Is that even possible???
Dual 867MHz Power Mac G4, Mac OS X (10.4.5), 512 MB RAM, 60 + 180 GB, GeForce4 MX, 32 MB vRAM
  • Justin S. Level 3 Level 3 (655 points)
    Currently Being Moderated
    Mar 19, 2006 7:49 AM (in response to David J. Paetkau)
    Hi David,

    Its most certainly possible for a script to run at the same time every day. Many users like CronniX which is a aqua frontend for the unix tool cron. It would allow you to schedule your script to run every morning at a certain time. However, it is a little more complex than the simplest method. You can attach an applescript to an ical event.
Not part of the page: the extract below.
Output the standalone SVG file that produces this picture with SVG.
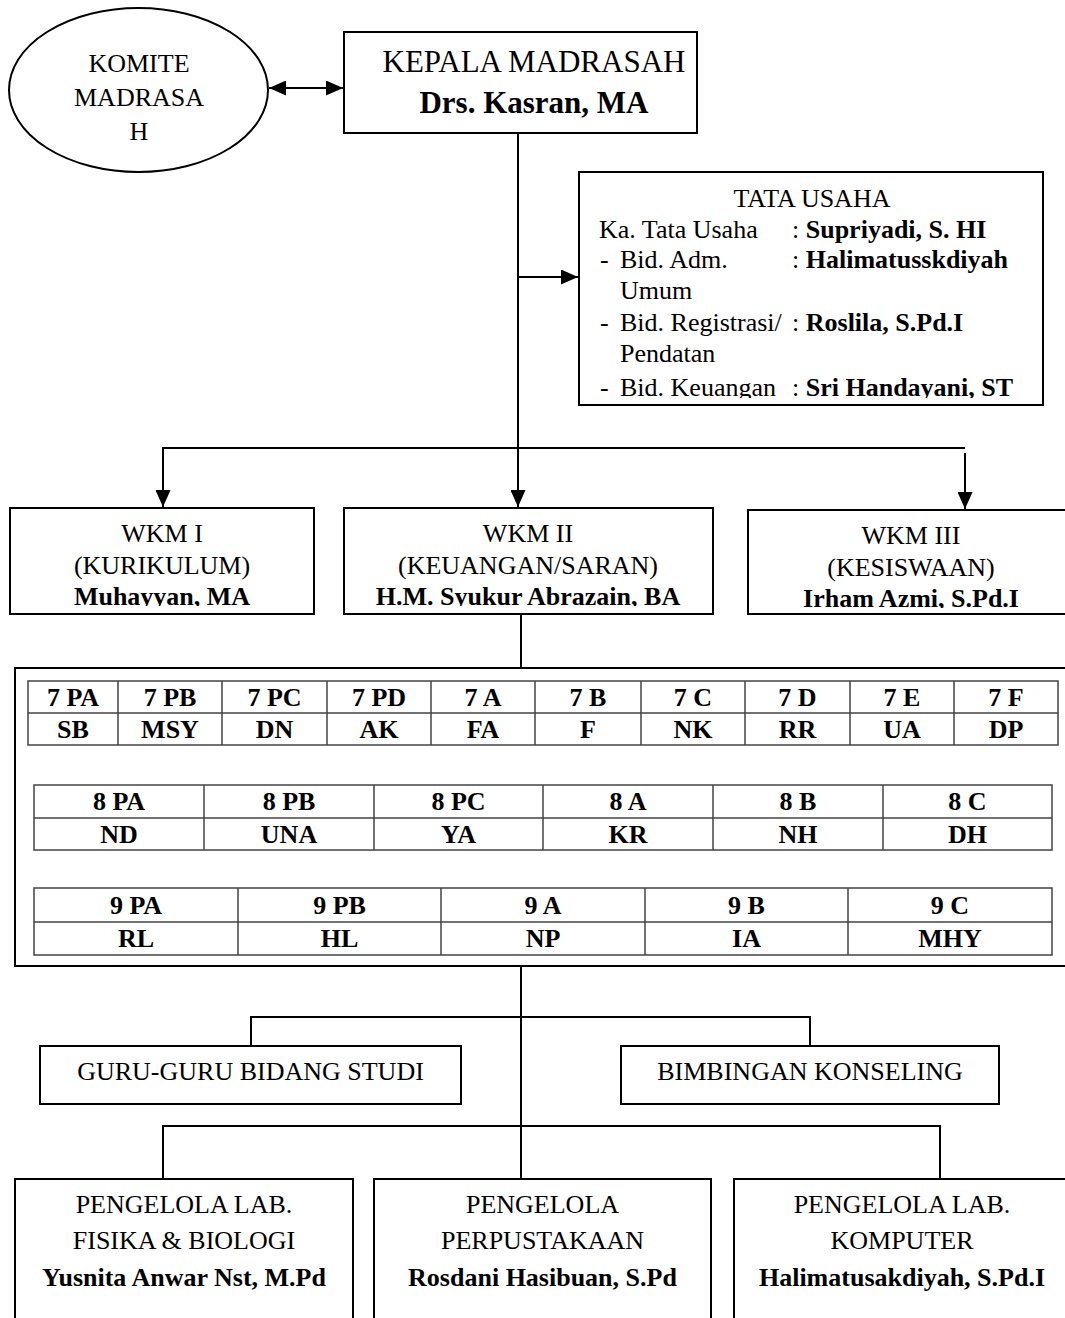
<svg xmlns="http://www.w3.org/2000/svg" width="1065" height="1318" viewBox="0 0 1065 1318">
<style>
text{font-family:"Liberation Serif","Times New Roman",serif;font-size:26px;fill:#000}
.c{text-anchor:middle}
.b{font-weight:bold}
.box{fill:#fff;stroke:#000;stroke-width:2}
.ln{fill:none;stroke:#000;stroke-width:2}
.tb{fill:none;stroke:#444;stroke-width:1.5}
</style>
<defs>
<marker id="ah" viewBox="0 0 17 15" refX="17" refY="7.5" markerWidth="17" markerHeight="15" markerUnits="userSpaceOnUse" orient="auto-start-reverse">
<path d="M0,0 L17,7.5 L0,15 Z" fill="#000"/>
</marker>
<clipPath id="cTU"><rect x="580" y="172" width="462" height="226"/></clipPath>
<clipPath id="cW1"><rect x="11" y="509" width="302" height="97"/></clipPath>
<clipPath id="cW2"><rect x="345" y="509" width="367" height="97"/></clipPath>
<clipPath id="cW3"><rect x="749" y="511" width="316" height="97"/></clipPath>
</defs>

<g id="connectors">
<line class="ln" x1="269" y1="88" x2="343" y2="88" marker-start="url(#ah)" marker-end="url(#ah)"/>
<line class="ln" x1="518" y1="133" x2="518" y2="507" marker-end="url(#ah)"/>
<line class="ln" x1="518" y1="277" x2="578" y2="277" marker-end="url(#ah)"/>
<polyline class="ln" points="163,490 163,448 965,448"/>
<line class="ln" x1="163" y1="480" x2="163" y2="507" marker-end="url(#ah)"/>
<line class="ln" x1="965" y1="453" x2="965" y2="509" marker-end="url(#ah)"/>
<line class="ln" x1="521" y1="614" x2="521" y2="668"/>
<line class="ln" x1="521" y1="966" x2="521" y2="1179"/>
<polyline class="ln" points="251,1046 251,1017 810,1017 810,1046"/>
<polyline class="ln" points="163,1179 163,1126 940,1126 940,1179"/>
</g>

<g id="komite">
<ellipse class="box" cx="138.5" cy="90" rx="129.5" ry="82"/>
<text class="c" x="139" y="72">KOMITE</text>
<text class="c" x="139" y="106">MADRASA</text>
<text class="c" x="139" y="140">H</text>
</g>

<g id="kepala">
<rect class="box" x="344" y="32" width="353" height="101"/>
<text class="c" x="534" y="72" style="font-size:31px">KEPALA MADRASAH</text>
<text class="c b" x="534" y="113" style="font-size:31px">Drs. Kasran, MA</text>
</g>

<g id="tata-usaha">
<rect class="box" x="579" y="172" width="464" height="233"/>
<g clip-path="url(#cTU)">
<text class="c" x="812" y="207">TATA USAHA</text>
<text x="599" y="238">Ka. Tata Usaha</text>
<text x="792" y="238">: <tspan class="b">Supriyadi, S. HI</tspan></text>
<text x="600" y="268">-</text><text x="620" y="268">Bid. Adm.</text>
<text x="792" y="268">: <tspan class="b">Halimatusskdiyah</tspan></text>
<text x="620" y="299">Umum</text>
<text x="600" y="331">-</text><text x="620" y="331">Bid. Registrasi/</text>
<text x="792" y="331">: <tspan class="b">Roslila, S.Pd.I</tspan></text>
<text x="620" y="362">Pendatan</text>
<text x="600" y="396">-</text><text x="620" y="396">Bid. Keuangan</text>
<text x="792" y="396">: <tspan class="b">Sri Handayani, ST</tspan></text>
</g>
</g>

<g id="wkm1">
<rect class="box" x="10" y="508" width="304" height="106"/>
<text class="c" x="162" y="542">WKM I</text>
<text class="c" x="162" y="574">(KURIKULUM)</text>
<text class="c b" x="162" y="605" clip-path="url(#cW1)">Muhayyan, MA</text>
</g>

<g id="wkm2">
<rect class="box" x="344" y="508" width="369" height="106"/>
<text class="c" x="528" y="542">WKM II</text>
<text class="c" x="528" y="574">(KEUANGAN/SARAN)</text>
<text class="c b" x="528" y="605" clip-path="url(#cW2)">H.M. Syukur Abrazain, BA</text>
</g>

<g id="wkm3">
<rect class="box" x="748" y="510" width="330" height="104"/>
<text class="c" x="911" y="544">WKM III</text>
<text class="c" x="911" y="576">(KESISWAAN)</text>
<text class="c b" x="911" y="607" clip-path="url(#cW3)">Irham Azmi, S.Pd.I</text>
</g>

<g id="kelas">
<rect class="box" x="15" y="668" width="1060" height="298"/>
<g id="tabel7">
<rect class="tb" x="28" y="681" width="1030" height="64"/>
<line class="tb" x1="28" y1="713" x2="1058" y2="713"/>
<path class="tb" d="M118,681V745M222,681V745M327,681V745M431,681V745M535,681V745M641,681V745M745,681V745M850,681V745M954,681V745"/>
<text class="c b" x="73" y="706">7 PA</text><text class="c b" x="170" y="706">7 PB</text><text class="c b" x="274.5" y="706">7 PC</text><text class="c b" x="379" y="706">7 PD</text><text class="c b" x="483" y="706">7 A</text><text class="c b" x="588" y="706">7 B</text><text class="c b" x="693" y="706">7 C</text><text class="c b" x="797.5" y="706">7 D</text><text class="c b" x="902" y="706">7 E</text><text class="c b" x="1006" y="706">7 F</text>
<text class="c b" x="73" y="738">SB</text><text class="c b" x="170" y="738">MSY</text><text class="c b" x="274.5" y="738">DN</text><text class="c b" x="379" y="738">AK</text><text class="c b" x="483" y="738">FA</text><text class="c b" x="588" y="738">F</text><text class="c b" x="693" y="738">NK</text><text class="c b" x="797.5" y="738">RR</text><text class="c b" x="902" y="738">UA</text><text class="c b" x="1006" y="738">DP</text>
</g>
<g id="tabel8">
<rect class="tb" x="34" y="785" width="1018" height="65"/>
<line class="tb" x1="34" y1="818" x2="1052" y2="818"/>
<path class="tb" d="M204,785V850M374,785V850M543,785V850M713,785V850M883,785V850"/>
<text class="c b" x="119" y="810">8 PA</text><text class="c b" x="289" y="810">8 PB</text><text class="c b" x="458.5" y="810">8 PC</text><text class="c b" x="628" y="810">8 A</text><text class="c b" x="798" y="810">8 B</text><text class="c b" x="967.5" y="810">8 C</text>
<text class="c b" x="119" y="843">ND</text><text class="c b" x="289" y="843">UNA</text><text class="c b" x="458.5" y="843">YA</text><text class="c b" x="628" y="843">KR</text><text class="c b" x="798" y="843">NH</text><text class="c b" x="967.5" y="843">DH</text>
</g>
<g id="tabel9">
<rect class="tb" x="34" y="888" width="1018" height="67"/>
<line class="tb" x1="34" y1="922" x2="1052" y2="922"/>
<path class="tb" d="M238,888V955M441,888V955M645,888V955M848,888V955"/>
<text class="c b" x="136" y="914">9 PA</text><text class="c b" x="339.5" y="914">9 PB</text><text class="c b" x="543" y="914">9 A</text><text class="c b" x="746.5" y="914">9 B</text><text class="c b" x="950" y="914">9 C</text>
<text class="c b" x="136" y="947">RL</text><text class="c b" x="339.5" y="947">HL</text><text class="c b" x="543" y="947">NP</text><text class="c b" x="746.5" y="947">IA</text><text class="c b" x="950" y="947">MHY</text>
</g>
</g>

<g id="guru">
<rect class="box" x="40" y="1046" width="421" height="58"/>
<text class="c" x="250.5" y="1080">GURU-GURU BIDANG STUDI</text>
</g>

<g id="bk">
<rect class="box" x="621" y="1046" width="378" height="58"/>
<text class="c" x="810" y="1080">BIMBINGAN KONSELING</text>
</g>

<g id="lab-fisika">
<rect class="box" x="15" y="1179" width="338" height="150"/>
<text class="c" x="184" y="1213">PENGELOLA LAB.</text>
<text class="c" x="184" y="1249">FISIKA &amp; BIOLOGI</text>
<text class="c b" x="184" y="1286">Yusnita Anwar Nst, M.Pd</text>
</g>

<g id="perpustakaan">
<rect class="box" x="374" y="1179" width="337" height="150"/>
<text class="c" x="542.5" y="1213">PENGELOLA</text>
<text class="c" x="542.5" y="1249">PERPUSTAKAAN</text>
<text class="c b" x="542.5" y="1286">Rosdani Hasibuan, S.Pd</text>
</g>

<g id="lab-komputer">
<rect class="box" x="734" y="1179" width="345" height="150"/>
<text class="c" x="902" y="1213">PENGELOLA LAB.</text>
<text class="c" x="902" y="1249">KOMPUTER</text>
<text class="c b" x="902" y="1286">Halimatusakdiyah, S.Pd.I</text>
</g>
</svg>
So if you just had an event in your ical every morning at a certain time, and attached the script to it, it would run. Good Luck!

    --Justin S.
    Powerbook G4 17 1.67 Ghz, Mac OS X (10.4.5), 1 Gb Ram, 160 GB OWC FW 800, Digi 002 Rack
  • reese_ Level 4 Level 4 (1,735 points)
    Currently Being Moderated
    Mar 22, 2006 3:45 PM (in response to Justin S.)
    David,
    Why not just setup the power management to put it to sleep on idle? Then you don't have to argue with the programs and (bonus) when you return just giggle the mouse and return where you left off.

    Or, if you want to play with a heavy hand and really don't want to discuss the issue with those chatty apps you can use the unix command 'shutdown' in root's cron. It's not very polite, but it does the job.